Omniscient

By Peter Brown

Originally published in EUG #68
Click here to download a large .zip file
of the entire Omniscient playing area

Note: This article has now been superceded as the original Omniscient instructions are available.

The word 'omniscient' means "all knowing; having the knowledge in all matters or subjects", and the game was originally distributed with The Micro User/Acorn Computing #12.05 in 1994. It is a beautiful looking graphic adventure, surpassing Palace Of Magic, Shipwrecked and Ricochet in its complexity. In fact, in its current form, Omniscient must be one of the Electron's most enigmatic titles.

Yes, its title is a lesson in irony if you, like me, come to it knowing nothing more. It has no instructions nor can I, even having mapped it out for your delectation, shed much light on how you should approach it. On first glance, it seems a typical "collect the keys to open the doors and make progress through the maze" type of game. But experiment with it for a while and you will realise progress is very hard to come by. [Perhaps someone reading this has the original Acorn Computing magazine and will be kind enough to search its pages to see if it gave any indication of how one does make progress through it? - Ed]

Your main character is a wizard.

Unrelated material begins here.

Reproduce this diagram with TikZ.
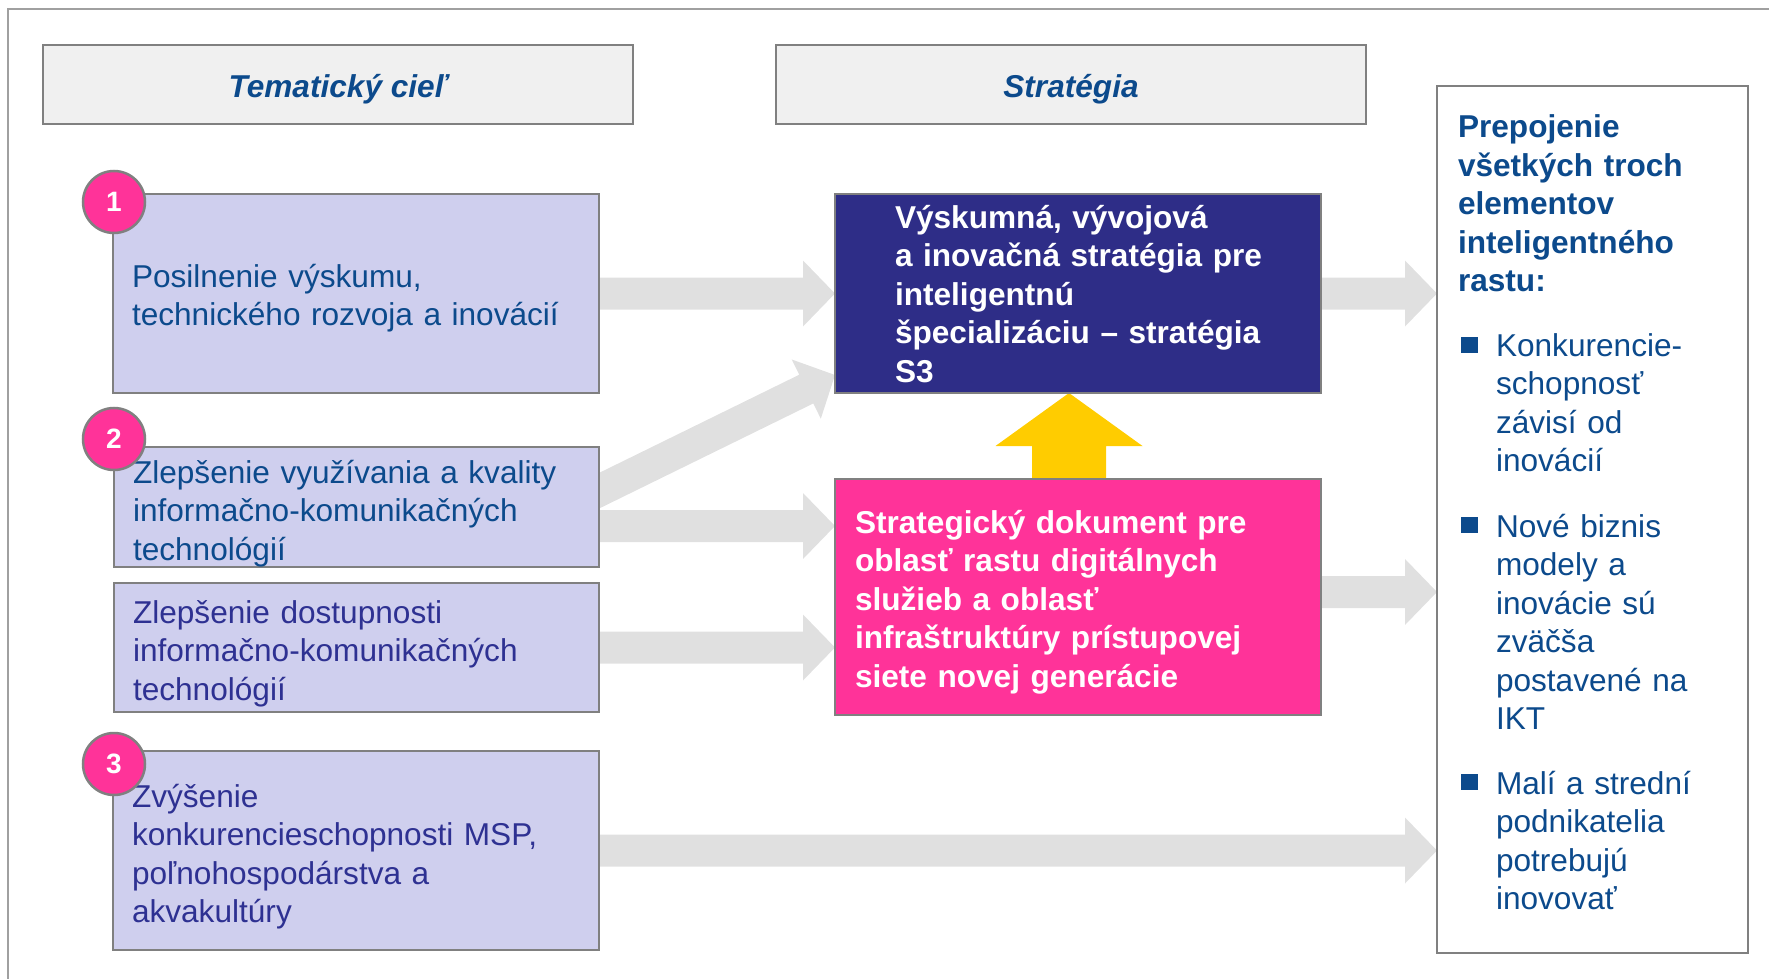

In one location a spellbook can clearly be seen, and a cauldron bubbles away in another. So the theme of the game is clearly one of magic, and the multitude of baddies are fairly obviously to be avoided at all costs. Contact with any of them drains your energy bar and, once it reaches zero, you will expire.

There are a perplexing number of objects scattered throughout the caverns and these appear to fall into two distinct 'types'. Objects that can be picked up, and objects that cannot be picked up. You are able to navigate almost the whole of the caverns from the beginning of the adventure and to quote just some of the 'takeable' items, you can find a magnet, an axe, a male symbol, a female symbol and a block. The cauldron I have already mentioned, and any of these items can be dropped onto the cauldron and will immediately be destroyed. There is also a mysterious treasure chest, onto which you can also drop objects, and finally a diamond.

However, there are touches to the game which are difficult to predict and which have left me very bemused. There are types of keys, for example, which look like magic wands. The only key you have access to when you start the game has a white blob at each end. When holding this, you are able to pass through a white star (which otherwise obstructs the way) - so clearly the white wand and the white star is a problem which I have solved successfully. Games like Palace Of Magic for example combine keys and doors with mysterious objects too.

However, the white wand also has a further purpose. Dropping it in any room that contains objects then leaving the room and returning to it, 'wipes out' all the items that you cannot pick up. By dropping the white wand in a room with deadly mushrooms, the mushrooms, after a leave and return, disappear. This also allows you to make progress, in this case, giving you access to an axe.

There is also an 'Indiana Jones'-style falling wall which will trap you in a cavern containing a cross-hair like symbol should you not prop it open with the block I mentioned earlier. Fair enough. But the block also has another purpose and needs to be taken to a second location to hold open a passageway that otherwise closes when you pass through it.

Clearly the cauldron, the diamond and the treasure chest have some purpose. It also seems as though there are simply not enough keys for the doors (Look at the objects on the map), so it may be that further wands need to be created in some way. Once again though, I cannot be more specific because, despite fetching all the takeable objects to each of these enigmas, nothing seems to happen.

There is a tragedy here in that this puzzle game has only just come to light again yet not having instructions for it really makes it ten times more puzzling than intended. What am I missing, people? Try as I have done, I struggle to fully explore it, so I include it here with an appeal to any fellow Elk/Beeb graphic adventure enthusiasts. Read what I've found out so far, and let's crack it together...

Game Controls

X - Left, C - Right, * - Up, ? - Down, RETURN - Pick Up/Drop
S/Q - Sound/Quiet, COPY/DELETE - Pause/Restart

You can hold two objects at any one time.

Further game controls may be available.